His team won't agree with his intentions, but right-hander Matt Harvey continues to rehab from Tommy John elbow surgery like a guy who wants to pitch this season.
Harvey made 20 pitches Tuesday, all fastballs, from a mound at the New York Mets spring facility in Port St. Lucie, Fla. It was first outing on the bump since his most recent start Aug. 24, 2013. Harvey felt so good during and after his session that he said:
“It feels like nothing ever happened. [...] It feels natural, it’s hard to wait.”
That's great, it's just that the Mets want to feel like nothing bad ever will happen again — or at least limit the possibility as much as possible. Harvey says he understands the risks of trying to come back from surgery at an accelerated pace, but he also says it's hard to know exactly what that means.
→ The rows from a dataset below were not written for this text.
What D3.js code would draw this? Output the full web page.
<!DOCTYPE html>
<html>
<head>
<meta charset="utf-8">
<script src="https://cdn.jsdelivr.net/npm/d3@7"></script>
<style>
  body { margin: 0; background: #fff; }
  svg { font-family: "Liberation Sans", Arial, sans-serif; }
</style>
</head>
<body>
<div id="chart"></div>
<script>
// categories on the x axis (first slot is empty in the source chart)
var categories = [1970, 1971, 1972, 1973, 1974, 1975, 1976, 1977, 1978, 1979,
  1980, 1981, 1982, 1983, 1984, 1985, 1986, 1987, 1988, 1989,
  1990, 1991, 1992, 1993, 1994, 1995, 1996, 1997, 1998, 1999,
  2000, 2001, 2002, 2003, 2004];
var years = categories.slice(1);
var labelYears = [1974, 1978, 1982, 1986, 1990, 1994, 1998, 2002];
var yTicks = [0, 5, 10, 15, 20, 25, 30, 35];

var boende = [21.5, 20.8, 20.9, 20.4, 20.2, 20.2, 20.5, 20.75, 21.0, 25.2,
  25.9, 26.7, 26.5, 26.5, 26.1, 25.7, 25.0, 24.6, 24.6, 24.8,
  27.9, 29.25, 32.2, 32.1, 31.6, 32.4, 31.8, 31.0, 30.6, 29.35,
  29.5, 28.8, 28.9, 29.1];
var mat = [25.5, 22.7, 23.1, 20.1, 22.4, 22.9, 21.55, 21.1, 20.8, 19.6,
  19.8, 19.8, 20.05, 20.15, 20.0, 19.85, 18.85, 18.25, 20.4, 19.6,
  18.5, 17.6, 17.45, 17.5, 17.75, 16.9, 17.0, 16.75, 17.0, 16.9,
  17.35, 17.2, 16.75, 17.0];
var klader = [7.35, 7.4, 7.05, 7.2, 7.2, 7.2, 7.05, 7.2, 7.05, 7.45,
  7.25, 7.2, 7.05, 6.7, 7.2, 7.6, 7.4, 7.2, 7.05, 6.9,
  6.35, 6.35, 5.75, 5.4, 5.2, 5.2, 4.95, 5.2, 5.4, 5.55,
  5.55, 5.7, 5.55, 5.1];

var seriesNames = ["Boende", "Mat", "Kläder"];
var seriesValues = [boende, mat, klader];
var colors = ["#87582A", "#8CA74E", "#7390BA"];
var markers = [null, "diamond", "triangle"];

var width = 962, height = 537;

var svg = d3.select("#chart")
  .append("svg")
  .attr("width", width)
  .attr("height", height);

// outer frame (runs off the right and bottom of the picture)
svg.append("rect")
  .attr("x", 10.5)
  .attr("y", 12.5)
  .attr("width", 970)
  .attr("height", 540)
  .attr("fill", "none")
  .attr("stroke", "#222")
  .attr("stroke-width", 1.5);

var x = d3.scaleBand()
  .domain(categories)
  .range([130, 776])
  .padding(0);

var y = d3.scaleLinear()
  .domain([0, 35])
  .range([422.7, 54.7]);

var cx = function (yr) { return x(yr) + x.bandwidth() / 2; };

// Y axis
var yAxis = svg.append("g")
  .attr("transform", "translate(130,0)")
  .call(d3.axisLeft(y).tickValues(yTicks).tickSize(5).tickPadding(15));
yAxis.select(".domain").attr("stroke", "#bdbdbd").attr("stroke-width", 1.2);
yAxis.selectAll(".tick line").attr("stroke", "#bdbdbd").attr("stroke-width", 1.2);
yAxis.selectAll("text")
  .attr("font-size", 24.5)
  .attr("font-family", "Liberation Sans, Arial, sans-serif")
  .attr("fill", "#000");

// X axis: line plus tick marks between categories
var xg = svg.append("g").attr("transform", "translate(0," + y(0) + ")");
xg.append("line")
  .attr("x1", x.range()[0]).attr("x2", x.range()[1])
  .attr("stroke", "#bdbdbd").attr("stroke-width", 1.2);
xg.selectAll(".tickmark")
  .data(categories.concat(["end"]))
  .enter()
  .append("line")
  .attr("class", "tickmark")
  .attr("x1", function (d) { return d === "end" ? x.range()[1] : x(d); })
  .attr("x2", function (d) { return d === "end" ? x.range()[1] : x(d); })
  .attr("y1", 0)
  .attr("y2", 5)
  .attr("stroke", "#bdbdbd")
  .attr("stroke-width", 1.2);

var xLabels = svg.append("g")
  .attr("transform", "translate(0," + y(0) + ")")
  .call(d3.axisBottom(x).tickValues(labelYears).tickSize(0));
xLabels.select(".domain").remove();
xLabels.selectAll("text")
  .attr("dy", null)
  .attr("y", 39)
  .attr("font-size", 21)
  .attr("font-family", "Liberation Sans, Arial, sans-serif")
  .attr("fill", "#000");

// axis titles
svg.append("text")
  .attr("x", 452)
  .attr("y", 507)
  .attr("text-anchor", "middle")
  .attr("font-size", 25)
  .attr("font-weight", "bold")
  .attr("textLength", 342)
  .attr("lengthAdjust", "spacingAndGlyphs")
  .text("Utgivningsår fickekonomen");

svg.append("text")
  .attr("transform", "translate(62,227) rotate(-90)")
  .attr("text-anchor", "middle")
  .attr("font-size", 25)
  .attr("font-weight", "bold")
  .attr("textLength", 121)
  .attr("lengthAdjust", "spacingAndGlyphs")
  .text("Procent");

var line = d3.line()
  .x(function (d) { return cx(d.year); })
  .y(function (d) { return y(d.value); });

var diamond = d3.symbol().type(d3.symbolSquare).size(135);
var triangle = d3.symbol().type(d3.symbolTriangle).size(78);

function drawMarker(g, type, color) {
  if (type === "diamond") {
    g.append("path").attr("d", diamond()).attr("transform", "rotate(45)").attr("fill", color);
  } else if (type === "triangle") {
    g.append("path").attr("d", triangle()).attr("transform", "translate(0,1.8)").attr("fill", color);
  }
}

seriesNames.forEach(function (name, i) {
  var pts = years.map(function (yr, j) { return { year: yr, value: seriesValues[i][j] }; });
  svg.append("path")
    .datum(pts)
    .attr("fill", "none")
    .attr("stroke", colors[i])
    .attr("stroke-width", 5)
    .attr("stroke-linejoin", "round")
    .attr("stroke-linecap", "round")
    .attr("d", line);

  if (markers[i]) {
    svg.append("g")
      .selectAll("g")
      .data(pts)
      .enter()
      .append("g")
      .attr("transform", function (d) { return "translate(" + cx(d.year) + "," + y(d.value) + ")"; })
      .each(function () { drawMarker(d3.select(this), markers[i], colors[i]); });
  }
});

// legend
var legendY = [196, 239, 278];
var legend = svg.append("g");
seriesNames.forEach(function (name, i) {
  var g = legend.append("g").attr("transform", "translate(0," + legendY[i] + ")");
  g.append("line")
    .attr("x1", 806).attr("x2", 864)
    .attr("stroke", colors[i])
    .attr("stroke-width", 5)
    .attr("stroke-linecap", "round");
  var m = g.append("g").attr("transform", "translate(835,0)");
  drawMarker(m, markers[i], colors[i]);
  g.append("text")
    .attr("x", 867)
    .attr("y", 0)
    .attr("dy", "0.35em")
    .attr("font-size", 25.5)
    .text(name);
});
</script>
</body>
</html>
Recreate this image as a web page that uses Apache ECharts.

Here's more of what Harvey said:
Here's how the New York Daily News described the session:
Harvey threw off a mound Friday at Citi Field, catching some Mets executives off guard. Tuesday it was an official Met event with Harvey throwing in front of Mets major league rehab coordinator Jon Debus, PR guru Jay Horwitz, teammate Jeremy Hefner — who is also working his way back from Tommy John surgery — original Met Al Jackson and a handful of media members.
The 25-year-old threw hard, popping the catcher’s glove on most of the 20 pitches, showing his displeasure just once on a ball low and outside. But one errant pitch couldn’t quell his enthusiasm and confidence that he can pitch in the majors this year, despite just having had surgery in October. It usually calls for a 12-to-18 month recovery time.
We're nearly at 12 months now, with about eight weeks left in the season. The six-month window until spring training is a long time for Harvey to wonder. The Daily News notes that Mets general manager Sandy Alderson says that Harvey might continue to throw through October — presumably on the side — before shutting down for the winter, which means no winter ball. Harvey wants badly to get back in a real game before that happens.
The Mets can be big curmudgeons, which Harvey has experienced first hand over non-baseball stuff, like his social/social media habits. He might have some trouble trusting them. But it's probably better if he defers to their judgment on this injury. It's his life, but he's also their commodity. The safest way, after Tommy John, is best.